Is This Rhode Island’s Future? Educational Adequacy & Unsatiated Tax-Eaters

Andrew has written about state education aid to Rhode Island towns. He has also written how Mayor Cicilline of Providence thinks $188 million or $6,772/student is not enough state aid, aid largely paid for by the rest of us in the state to fund the ongoing non-performance of his city’s schools.
The Mayor’s brazen attitude is another example of how he is one major tax-eater. Why is he so certain he can get away with throwing a child-like tantrum and walking out of a meeting with the Governor – unless he was certain his demand for more state monies will be successful? Could it be he is counting on additional monies through a manipulation of the political system via the educational adequacy study being funded here in Rhode Island, as written about by Marc?
If you want to see where all of this could easily go in Rhode Island, consider this news story:
In Educating From the Bench: Judges order legislators to spend more on schools, and taxpayers see less in return, Jay Greene writes:

Spending on public schools nationwide has skyrocketed to $536 billion as of the 2004 school year, or more than $10,000 per pupil. That’s more than double per pupil what we spent three decades ago, adjusted for inflation–and more than we currently spend on national defense ($494 billion as of 2005). But the argument behind lawsuits in 45 states is that we don’t spend nearly enough on schools. Spending is so low, these litigants claim, that it is in violation of state constitutional provisions requiring an “adequate” education. And in almost half the states, the courts have agreed.
Arkansas is one such state, and its “adequacy” problem neatly illustrates the way courts have driven spending up and evidence out…Like courts in other states, Arkansas’s court ordered that outside consultants be hired to determine how much extra funding would be required for an adequate education.
A firm led by two education professors, Lawrence Picus and Allan Odden, was paid $350,000 to put a price tag on what would be considered adequate. In September 2003 Messrs. Picus and Odden completed their report, concluding that Arkansas needed to add $847.3 million to existing school budgets…bringing the total to $4 billion, or $9,000 per pupil…
…To determine adequate spending [Picus and Odden] rely on what they immodestly call the “evidence-based” approach. This involves selectively embracing educational practices that some research finds beneficial and costing those policies out. Their method does not address whether their favored reforms would really result in an adequate education or are in fact the most cost-effective…
But the most obvious sign the Picus and Odden report is not really evidence-based is its neglect of empirical examination of the overall relationship between school spending and student achievement. If spending more is the answer to inadequate education, it should be the case that schools that spend more per pupil, all else being equal, have higher student achievement.

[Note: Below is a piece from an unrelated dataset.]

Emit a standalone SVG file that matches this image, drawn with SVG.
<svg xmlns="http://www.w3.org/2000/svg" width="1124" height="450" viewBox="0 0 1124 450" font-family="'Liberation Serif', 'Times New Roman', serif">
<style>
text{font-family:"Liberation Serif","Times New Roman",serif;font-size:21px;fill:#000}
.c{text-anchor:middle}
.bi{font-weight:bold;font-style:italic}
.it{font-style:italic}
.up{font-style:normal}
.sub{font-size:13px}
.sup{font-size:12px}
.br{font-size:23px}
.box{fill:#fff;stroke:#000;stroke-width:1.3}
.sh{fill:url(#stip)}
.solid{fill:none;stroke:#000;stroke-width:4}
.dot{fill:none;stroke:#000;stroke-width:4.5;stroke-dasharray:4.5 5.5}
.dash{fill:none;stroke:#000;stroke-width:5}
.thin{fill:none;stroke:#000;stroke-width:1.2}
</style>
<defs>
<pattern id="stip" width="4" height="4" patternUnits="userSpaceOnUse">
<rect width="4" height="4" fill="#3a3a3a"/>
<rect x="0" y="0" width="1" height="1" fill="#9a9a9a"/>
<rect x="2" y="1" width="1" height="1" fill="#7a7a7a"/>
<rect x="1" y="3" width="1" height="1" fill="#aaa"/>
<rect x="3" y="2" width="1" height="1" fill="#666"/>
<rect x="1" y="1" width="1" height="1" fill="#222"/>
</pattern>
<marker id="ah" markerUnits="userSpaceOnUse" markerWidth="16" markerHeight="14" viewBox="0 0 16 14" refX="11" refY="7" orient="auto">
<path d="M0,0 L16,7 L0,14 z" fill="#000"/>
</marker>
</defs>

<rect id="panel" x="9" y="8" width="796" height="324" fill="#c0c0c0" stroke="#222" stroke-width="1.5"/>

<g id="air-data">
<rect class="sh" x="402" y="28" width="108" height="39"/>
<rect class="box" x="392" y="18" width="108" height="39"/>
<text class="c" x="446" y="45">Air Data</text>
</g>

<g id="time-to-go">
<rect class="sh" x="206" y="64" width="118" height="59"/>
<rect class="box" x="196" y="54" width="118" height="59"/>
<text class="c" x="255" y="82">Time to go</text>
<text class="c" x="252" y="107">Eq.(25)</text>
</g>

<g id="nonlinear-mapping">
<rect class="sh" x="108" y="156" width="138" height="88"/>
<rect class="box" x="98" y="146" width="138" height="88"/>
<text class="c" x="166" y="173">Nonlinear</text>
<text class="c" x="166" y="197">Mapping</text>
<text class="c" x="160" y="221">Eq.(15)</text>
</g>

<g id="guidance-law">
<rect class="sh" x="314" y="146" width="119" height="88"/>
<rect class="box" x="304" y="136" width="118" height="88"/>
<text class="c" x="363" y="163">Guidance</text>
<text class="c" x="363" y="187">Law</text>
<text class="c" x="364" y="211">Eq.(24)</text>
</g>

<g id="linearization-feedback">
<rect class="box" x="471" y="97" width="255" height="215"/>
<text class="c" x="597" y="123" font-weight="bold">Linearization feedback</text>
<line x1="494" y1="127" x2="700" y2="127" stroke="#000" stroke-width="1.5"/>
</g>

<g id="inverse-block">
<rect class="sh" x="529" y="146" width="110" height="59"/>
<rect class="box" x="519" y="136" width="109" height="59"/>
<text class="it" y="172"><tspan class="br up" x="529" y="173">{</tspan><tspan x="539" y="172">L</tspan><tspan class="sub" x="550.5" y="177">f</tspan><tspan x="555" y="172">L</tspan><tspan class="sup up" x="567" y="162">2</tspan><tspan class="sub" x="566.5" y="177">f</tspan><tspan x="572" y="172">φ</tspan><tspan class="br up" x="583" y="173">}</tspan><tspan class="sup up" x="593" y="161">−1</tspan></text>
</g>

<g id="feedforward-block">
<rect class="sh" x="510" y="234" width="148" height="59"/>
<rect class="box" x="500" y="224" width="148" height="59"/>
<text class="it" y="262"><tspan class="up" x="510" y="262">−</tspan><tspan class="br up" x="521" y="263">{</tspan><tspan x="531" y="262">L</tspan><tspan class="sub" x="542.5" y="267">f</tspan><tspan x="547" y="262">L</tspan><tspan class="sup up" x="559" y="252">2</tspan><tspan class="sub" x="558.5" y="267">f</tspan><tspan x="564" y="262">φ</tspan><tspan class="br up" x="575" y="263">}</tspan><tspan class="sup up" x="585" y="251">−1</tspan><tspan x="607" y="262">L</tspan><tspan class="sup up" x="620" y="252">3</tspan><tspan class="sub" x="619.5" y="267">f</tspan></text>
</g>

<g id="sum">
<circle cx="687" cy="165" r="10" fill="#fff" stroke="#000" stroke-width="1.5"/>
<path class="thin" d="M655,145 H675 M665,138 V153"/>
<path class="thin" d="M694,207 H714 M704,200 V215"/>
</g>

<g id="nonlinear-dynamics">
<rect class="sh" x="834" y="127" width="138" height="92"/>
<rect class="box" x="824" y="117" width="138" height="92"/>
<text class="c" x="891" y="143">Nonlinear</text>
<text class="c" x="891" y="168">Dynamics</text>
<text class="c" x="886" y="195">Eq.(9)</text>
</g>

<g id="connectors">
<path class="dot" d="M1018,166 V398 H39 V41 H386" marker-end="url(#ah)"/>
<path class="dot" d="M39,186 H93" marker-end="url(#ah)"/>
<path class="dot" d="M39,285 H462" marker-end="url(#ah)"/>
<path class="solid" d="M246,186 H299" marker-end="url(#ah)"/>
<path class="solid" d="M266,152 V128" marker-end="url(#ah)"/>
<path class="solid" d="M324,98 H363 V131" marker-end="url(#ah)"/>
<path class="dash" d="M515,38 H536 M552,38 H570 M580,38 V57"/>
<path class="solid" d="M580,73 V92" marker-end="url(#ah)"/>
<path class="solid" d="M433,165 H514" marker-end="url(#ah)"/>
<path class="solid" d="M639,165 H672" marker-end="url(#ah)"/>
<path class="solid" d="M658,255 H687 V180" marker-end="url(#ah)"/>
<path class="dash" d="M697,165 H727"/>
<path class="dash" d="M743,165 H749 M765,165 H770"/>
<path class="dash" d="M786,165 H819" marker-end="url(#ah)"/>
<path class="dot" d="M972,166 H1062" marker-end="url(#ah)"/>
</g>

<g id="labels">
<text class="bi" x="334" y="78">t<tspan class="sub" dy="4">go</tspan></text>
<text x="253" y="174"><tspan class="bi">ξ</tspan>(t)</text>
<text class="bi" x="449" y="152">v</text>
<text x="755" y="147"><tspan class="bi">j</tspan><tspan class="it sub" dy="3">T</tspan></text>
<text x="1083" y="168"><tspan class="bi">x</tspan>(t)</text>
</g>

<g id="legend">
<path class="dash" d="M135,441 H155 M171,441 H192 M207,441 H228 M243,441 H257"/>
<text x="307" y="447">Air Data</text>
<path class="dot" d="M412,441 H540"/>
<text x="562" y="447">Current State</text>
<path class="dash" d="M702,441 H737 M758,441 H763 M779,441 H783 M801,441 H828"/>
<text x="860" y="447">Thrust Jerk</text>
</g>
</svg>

As it turns out, they don’t. The vast majority of social science studies find no relationship between spending and student achievement…the fact that per pupil spending has doubled over the past three decades while student achievement has remained stagnant ought to give us a clue that simply spending more won’t fix schools. The shortcomings of schools are not generally attributable to the lack of resources, but to a lack of incentives to use resources effectively.

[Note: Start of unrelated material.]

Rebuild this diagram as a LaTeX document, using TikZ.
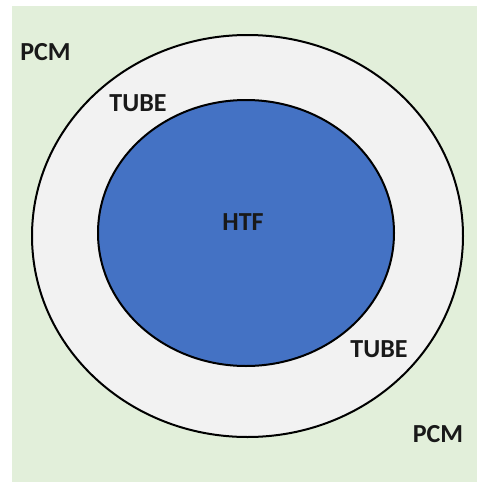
\documentclass[tikz,border=0pt]{standalone}
\usepackage{fontspec}
\setmainfont{Carlito}
\definecolor{pcmgreen}{HTML}{E2EFDA}
\definecolor{tubegrey}{HTML}{F2F2F2}
\definecolor{htfblue}{HTML}{4472C4}
\begin{document}
\begin{tikzpicture}[x=1pt,y=-1pt,
  lbl/.style={font=\fontsize{26}{28}\selectfont\bfseries, text=black!90, inner sep=0pt},
  ring/.style={draw=black, line width=2pt}]
  \useasboundingbox (0,0) rectangle (477,485);
  % phase-change material region
  \fill[pcmgreen] (12,6) rectangle (477,482);
  % tube wall and heat transfer fluid
  \draw[ring, fill=tubegrey] (247.5,236) ellipse [x radius=215.5, y radius=201];
  \draw[ring, fill=htfblue] (246,233) ellipse [x radius=148, y radius=133];
  % labels
  \node[lbl] (pcm1) at (45.5,52) {PCM};
  \node[lbl] (tube1) at (138,103) {TUBE};
  \node[lbl] (htf) at (243,222) {HTF};
  \node[lbl] (tube2) at (379,349.5) {TUBE};
  \node[lbl] (pcm2) at (438,434.5) {PCM};
\end{tikzpicture}
\end{document}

By declaring that spending had to increase, the court foreclosed consideration of this relevant evidence…If legislators did not increase spending by roughly what Messrs. Picus and Odden asserted, they would be held in violation of the court order.
Yet even this wasn’t enough. After the total amount provided to Arkansas schools increased by 25% in one year, the legislature slowed the pace of spending. For the 2005 school year…the minimum amount that school districts would receive for operating expenses…was left unchanged at $5,400. The plaintiff attorneys argued before the state high court that spending had to at least match inflation.
The court agreed and ordered the governor to call the Legislature in special session to remedy the situation. Legislators met in early April and in less than a week increased spending again. They were so eager to placate the court that they gave schools more for the current school year, even though it could hardly do any good with only a month remaining. They also increased spending without knowing how the last round of additional money was being used or whether it had any effect. Messrs. Picus and Odden were retained for another $450,000 to provide this information, but their report is not expected until August…
One legislative leader attempted to justify their haste by declaring, “Lack of information does not justify legislative procrastination.” Doesn’t it?…Unspent reserves as of October 2005 were $1.1 billion, more than 25% of the total budget. That is, schools can’t even spend the additional money fast enough as the court orders more.
In Arkansas, as in too many other states, elected leaders have ceded control over the size of education budgets to unaccountable courts…As long as this continues, expect to spend more on education and see less in return.

Unsatiated tax-eaters, enabled by an engorged public sector which faces no constraints on its appetite for wasting your hard-earned monies. Will this be our future here in Rhode Island? What are you doing to change outcomes in your community?